THE TASK: Beginning with the first line, set down every line through the one containing "theta_step = 0.05", exactly as it appears, but not the pictures.

INFORMATION PROVIDED:

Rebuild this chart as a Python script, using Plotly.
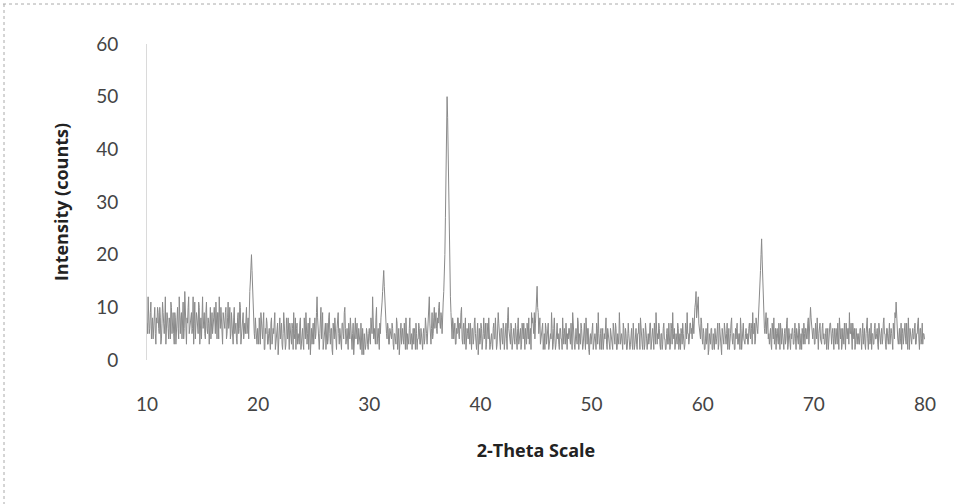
import plotly.graph_objects as go

# 2-theta start and step (degrees)
theta_start = 10.0
theta_step = 0.05

# Intensity (counts) at x.0, x.1, ... x.9 for each degree
intensity_rows = [
    [7, 12, 5, 9, 4, 8, 6, 10, 3, 7],      # 10
    [9, 5, 8, 4, 11, 6, 7, 3, 9, 6],       # 11
    [8, 4, 10, 7, 5, 9, 3, 8, 6, 12],      # 12
    [5, 9, 7, 4, 13, 6, 8, 10, 5, 7],      # 13
    [9, 6, 3, 11, 7, 8, 5, 10, 6, 4],      # 14
    [12, 7, 5, 9, 6, 8, 3, 10, 7, 5],      # 15
    [8, 6, 11, 4, 9, 12, 6, 7, 3, 8],      # 16
    [6, 10, 5, 11, 7, 4, 9, 6, 8, 5],      # 17
    [7, 3, 9, 6, 10, 5, 8, 4, 7, 9],       # 18
    [5, 8, 11, 15, 20, 13, 7, 4, 6, 3],    # 19
    [5, 8, 3, 6, 4, 9, 2, 5, 7, 3],        # 20
    [6, 2, 8, 4, 5, 9, 3, 6, 1, 5],        # 21
    [4, 7, 2, 9, 5, 3, 6, 8, 2, 5],        # 22
    [3, 6, 9, 4, 2, 7, 5, 3, 8, 4],        # 23
    [6, 2, 5, 9, 3, 7, 4, 1, 6, 5],        # 24
    [3, 8, 5, 12, 6, 2, 7, 4, 9, 3],       # 25
    [5, 2, 7, 4, 9, 3, 6, 1, 5, 8],        # 26
    [4, 6, 9, 3, 5, 2, 7, 4, 10, 3],       # 27
    [6, 2, 5, 8, 3, 5, 1, 6, 4, 7],        # 28
    [3, 5, 2, 4, 6, 1, 4, 3, 5, 2],        # 29
    [6, 3, 7, 12, 4, 5, 8, 3, 6, 2],       # 30
    [5, 9, 13, 17, 11, 7, 4, 6, 3, 5],     # 31
    [4, 6, 2, 5, 3, 7, 4, 1, 5, 3],        # 32
    [6, 3, 5, 8, 2, 4, 6, 3, 5, 4],        # 33
    [3, 5, 7, 2, 4, 6, 3, 5, 2, 6],        # 34
    [4, 7, 3, 9, 12, 5, 6, 4, 8, 6],       # 35
    [9, 5, 7, 11, 6, 8, 10, 13, 20, 35],   # 36
    [50, 38, 22, 12, 6, 8, 4, 7, 3, 5],    # 37
    [8, 4, 6, 10, 3, 7, 5, 2, 6, 4],       # 38
    [5, 7, 2, 6, 4, 8, 3, 5, 1, 6],        # 39
    [4, 6, 3, 8, 5, 2, 7, 4, 6, 3],        # 40
    [5, 2, 7, 4, 6, 3, 9, 5, 2, 6],        # 41
    [3, 6, 4, 7, 2, 10, 5, 3, 6, 4],       # 42
    [6, 3, 5, 2, 8, 4, 6, 3, 5, 7],        # 43
    [2, 5, 7, 4, 3, 6, 9, 8, 5, 4],        # 44
    [11, 14, 9, 6, 3, 5, 7, 4, 2, 6],      # 45
    [4, 7, 3, 5, 9, 2, 6, 4, 3, 7],        # 46
    [5, 2, 6, 4, 8, 3, 5, 7, 2, 4],        # 47
    [6, 3, 5, 9, 4, 2, 6, 3, 7, 5],        # 48
    [3, 6, 2, 5, 4, 8, 3, 6, 1, 5],        # 49
    [4, 7, 3, 5, 2, 6, 9, 3, 5, 2],        # 50
    [6, 3, 4, 8, 2, 5, 3, 6, 4, 2],        # 51
    [5, 3, 6, 2, 4, 9, 3, 5, 2, 6],        # 52
    [3, 5, 2, 7, 4, 3, 6, 2, 5, 3],        # 53
    [6, 2, 5, 3, 8, 4, 2, 5, 3, 6],        # 54
    [2, 5, 4, 7, 3, 6, 2, 5, 9, 3],        # 55
    [4, 6, 2, 5, 3, 7, 4, 2, 6, 3],        # 56
    [5, 3, 6, 9, 4, 2, 5, 3, 6, 4],        # 57
    [2, 5, 7, 4, 3, 6, 9, 5, 4, 7],        # 58
    [6, 8, 5, 10, 13, 9, 12, 6, 4, 7],     # 59
    [3, 5, 2, 6, 4, 1, 5, 3, 6, 2],        # 60
    [4, 6, 3, 5, 2, 7, 4, 1, 5, 3],        # 61
    [6, 3, 7, 4, 2, 5, 8, 3, 5, 2],        # 62
    [4, 7, 3, 5, 8, 2, 6, 4, 3, 6],        # 63
    [5, 3, 7, 4, 6, 9, 5, 3, 8, 6],        # 64
    [7, 11, 17, 23, 15, 8, 5, 9, 6, 4],    # 65
    [3, 6, 2, 5, 8, 4, 2, 6, 3, 5],        # 66
    [7, 3, 5, 2, 6, 4, 8, 3, 5, 2],        # 67
    [4, 6, 3, 7, 2, 5, 3, 6, 4, 2],        # 68
    [5, 7, 3, 6, 4, 8, 5, 10, 7, 4],       # 69
    [6, 3, 5, 8, 2, 6, 4, 3, 7, 5],        # 70
    [3, 6, 4, 2, 5, 7, 3, 6, 2, 5],        # 71
    [6, 3, 5, 8, 4, 2, 6, 3, 5, 7],        # 72
    [4, 6, 9, 5, 3, 7, 4, 2, 6, 3],        # 73
    [5, 3, 6, 2, 7, 4, 3, 5, 8, 2],        # 74
    [6, 4, 2, 5, 3, 7, 4, 6, 2, 5],        # 75
    [3, 6, 4, 8, 5, 2, 6, 3, 7, 4],        # 76
    [5, 2, 6, 9, 11, 5, 3, 6, 4, 2],       # 77
    [6, 4, 7, 3, 5, 8, 2, 5, 3, 6],        # 78
    [4, 7, 3, 5, 8, 2, 6, 4, 3, 5],        # 79
]

# Intensity (counts) at x.05, x.15, ... x.95 for each degree
intensity_mid_rows = [
    [5, 9, 6, 11, 7, 4, 9, 5, 8, 10],      # 10
    [6, 10, 3, 7, 9, 5, 12, 6, 8, 4],      # 11
    [7, 11, 5, 9, 3, 8, 6, 10, 4, 9],      # 12
    [8, 4, 11, 6, 9, 3, 7, 12, 6, 9],      # 13
    [5, 12, 7, 4, 9, 6, 11, 3, 8, 7],      # 14
    [6, 9, 4, 11, 5, 7, 10, 4, 9, 6],      # 15
    [10, 5, 7, 9, 4, 8, 10, 5, 9, 6],      # 16
    [9, 4, 8, 6, 10, 5, 7, 3, 10, 6],      # 17
    [4, 8, 5, 11, 3, 7, 9, 6, 5, 10],      # 18
    [7, 4, 13, 18, 17, 10, 5, 8, 3, 6],    # 19
    [3, 6, 9, 4, 7, 2, 6, 8, 3, 5],        # 20
    [4, 7, 3, 6, 8, 2, 5, 7, 4, 8],        # 21
    [6, 3, 5, 7, 2, 8, 4, 3, 7, 4],        # 22
    [7, 2, 5, 8, 6, 3, 4, 7, 2, 6],        # 23
    [3, 8, 4, 6, 5, 2, 8, 5, 3, 7],        # 24
    [7, 4, 9, 8, 3, 5, 10, 6, 2, 5],       # 25
    [7, 4, 3, 8, 5, 6, 2, 7, 4, 6],        # 26
    [2, 8, 5, 6, 3, 7, 5, 9, 6, 4],        # 27
    [3, 7, 4, 6, 2, 7, 4, 8, 5, 3],        # 28
    [6, 3, 7, 1, 4, 5, 2, 6, 3, 5],        # 29
    [4, 8, 5, 9, 6, 3, 10, 5, 4, 7],       # 30
    [8, 11, 16, 14, 9, 5, 7, 3, 6, 4],     # 31
    [7, 3, 5, 4, 8, 2, 6, 3, 7, 4],        # 32
    [4, 7, 2, 6, 5, 3, 8, 4, 2, 6],        # 33
    [6, 2, 5, 4, 7, 3, 6, 4, 5, 3],        # 34
    [8, 5, 6, 11, 7, 3, 9, 5, 10, 7],      # 35
    [6, 8, 10, 7, 9, 5, 11, 16, 27, 44],   # 36
    [46, 30, 16, 9, 4, 7, 5, 3, 6, 8],     # 37
    [5, 7, 9, 4, 6, 3, 8, 4, 5, 7],        # 38
    [3, 4, 6, 3, 7, 5, 2, 7, 4, 3],        # 39
    [7, 2, 5, 4, 7, 3, 5, 8, 2, 5],        # 40
    [3, 6, 4, 8, 2, 5, 7, 3, 6, 4],        # 41
    [7, 2, 5, 4, 8, 6, 3, 7, 2, 5],        # 42
    [4, 7, 2, 6, 3, 5, 2, 7, 4, 3],        # 43
    [6, 3, 4, 8, 5, 2, 7, 5, 9, 7],        # 44
    [13, 10, 5, 8, 4, 6, 2, 5, 7, 3],      # 45
    [6, 2, 5, 4, 6, 3, 8, 2, 5, 4],        # 46
    [3, 6, 4, 2, 5, 6, 3, 4, 5, 6],        # 47
    [4, 7, 2, 6, 3, 5, 4, 8, 2, 4],        # 48
    [7, 4, 3, 7, 2, 5, 6, 2, 4, 3],        # 49
    [6, 2, 5, 4, 7, 3, 5, 2, 6, 4],        # 50
    [2, 5, 7, 3, 6, 4, 2, 5, 3, 7],        # 51
    [3, 7, 2, 5, 3, 6, 4, 2, 7, 3],        # 52
    [6, 2, 4, 5, 2, 6, 3, 7, 2, 5],        # 53
    [3, 5, 7, 2, 5, 3, 6, 2, 7, 4],        # 54
    [5, 3, 7, 2, 5, 4, 7, 3, 6, 5],        # 55
    [7, 3, 5, 2, 6, 4, 2, 5, 3, 7],        # 56
    [2, 7, 3, 5, 6, 3, 4, 7, 2, 5],        # 57
    [6, 3, 5, 2, 7, 4, 5, 3, 7, 5],        # 58
    [4, 7, 9, 11, 8, 11, 7, 5, 8, 4],      # 59
    [6, 2, 4, 3, 7, 2, 4, 6, 2, 5],        # 60
    [2, 5, 4, 7, 3, 5, 2, 6, 4, 7],        # 61
    [4, 5, 2, 6, 3, 7, 4, 5, 2, 6],        # 62
    [6, 3, 5, 2, 6, 4, 7, 3, 5, 4],        # 63
    [3, 6, 5, 7, 3, 5, 7, 4, 6, 5],        # 64
    [9, 14, 20, 19, 11, 6, 7, 5, 8, 5],    # 65
    [5, 3, 7, 4, 3, 6, 5, 4, 7, 2],        # 66
    [4, 6, 3, 5, 3, 7, 2, 6, 4, 5],        # 67
    [6, 3, 5, 4, 6, 3, 7, 2, 5, 6],        # 68
    [3, 5, 6, 4, 7, 3, 6, 8, 5, 6],        # 69
    [3, 7, 4, 2, 5, 7, 3, 6, 4, 3],        # 70
    [5, 2, 6, 4, 7, 3, 5, 4, 6, 3],        # 71
    [4, 7, 2, 5, 6, 3, 4, 7, 2, 5],        # 72
    [6, 3, 5, 7, 2, 5, 6, 3, 4, 5],        # 73
    [3, 6, 4, 5, 3, 6, 2, 7, 4, 5],        # 74
    [3, 7, 5, 3, 6, 4, 5, 3, 7, 4],        # 75
    [5, 3, 7, 5, 3, 6, 4, 5, 3, 6],        # 76
    [3, 7, 4, 8, 7, 4, 5, 3, 7, 5],        # 77
    [3, 6, 4, 7, 2, 5, 6, 3, 5, 4],        # 78
    [6, 3, 5, 7, 4, 6, 3, 7, 5, 4],        # 79
]

intensity_end = [4]   # at 80.0

x_ticks = [10, 20, 30, 40, 50, 60, 70, 80]
y_ticks = [0, 10, 20, 30, 40, 50, 60]

intensity = []
for row, mid in zip(intensity_rows, intensity_mid_rows):
    for a, b in zip(row, mid):
        intensity.extend([a, b])
intensity.extend(intensity_end)
two_theta = [round(theta_start + i * theta_step, 3) for i in range(len(intensity))]

fig = go.Figure()
fig.add_trace(go.Scatter(
    x=two_theta, y=intensity, mode="lines",
    line=dict(color="#8a8a8a", width=1),
    showlegend=False,
))

L, R, T, B = 147, 34, 44, 144
W, H = 959, 504

fig.update_layout(
    width=W, height=H,
    margin=dict(l=L, r=R, t=T, b=B, pad=0),
    paper_bgcolor="white", plot_bgcolor="white",
    font=dict(family="Lato", color="#444"),
    xaxis=dict(
        range=[10, 80], tickvals=x_ticks, ticktext=[str(v) for v in x_ticks],
        showgrid=False, zeroline=False, showline=False, ticks="",
        tickfont=dict(size=19, family="Lato", color="#444"),
        ticklabelstandoff=31,
        title=dict(text="<b>2-Theta Scale</b>", standoff=30,
                   font=dict(size=18, family="Open Sans", color="#222")),
    ),
    yaxis=dict(
        range=[0, 60], tickvals=y_ticks, ticktext=[str(v) for v in y_ticks],
        showgrid=False, zeroline=False, showline=True, linecolor="#dadada", linewidth=1,
        ticks="",
        tickfont=dict(size=19, family="Lato", color="#444"),
        ticklabelstandoff=24,
        title=dict(text="<b>Intensity (counts)</b>", standoff=22,
                   font=dict(size=18, family="Open Sans", color="#222")),
    ),
    shapes=[
        dict(type="line", xref="paper", yref="paper",
             x0=(3 - L) / (W - L - R), x1=(W - 3 - L) / (W - L - R),
             y0=(H - 4 - B) / (H - T - B), y1=(H - 4 - B) / (H - T - B),
             line=dict(color="#aaaaaa", width=1, dash="dot")),
        dict(type="line", xref="paper", yref="paper",
             x0=(4 - L) / (W - L - R), x1=(4 - L) / (W - L - R),
             y0=(H - 4 - B) / (H - T - B), y1=(0 - B) / (H - T - B),
             line=dict(color="#aaaaaa", width=1, dash="dot")),
    ],
)

fig.write_html("out.html")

RESPONSE:
Rebuild this chart as a Python script, using Plotly.
import plotly.graph_objects as go

# 2-theta start and step (degrees)
theta_start = 10.0
theta_step = 0.05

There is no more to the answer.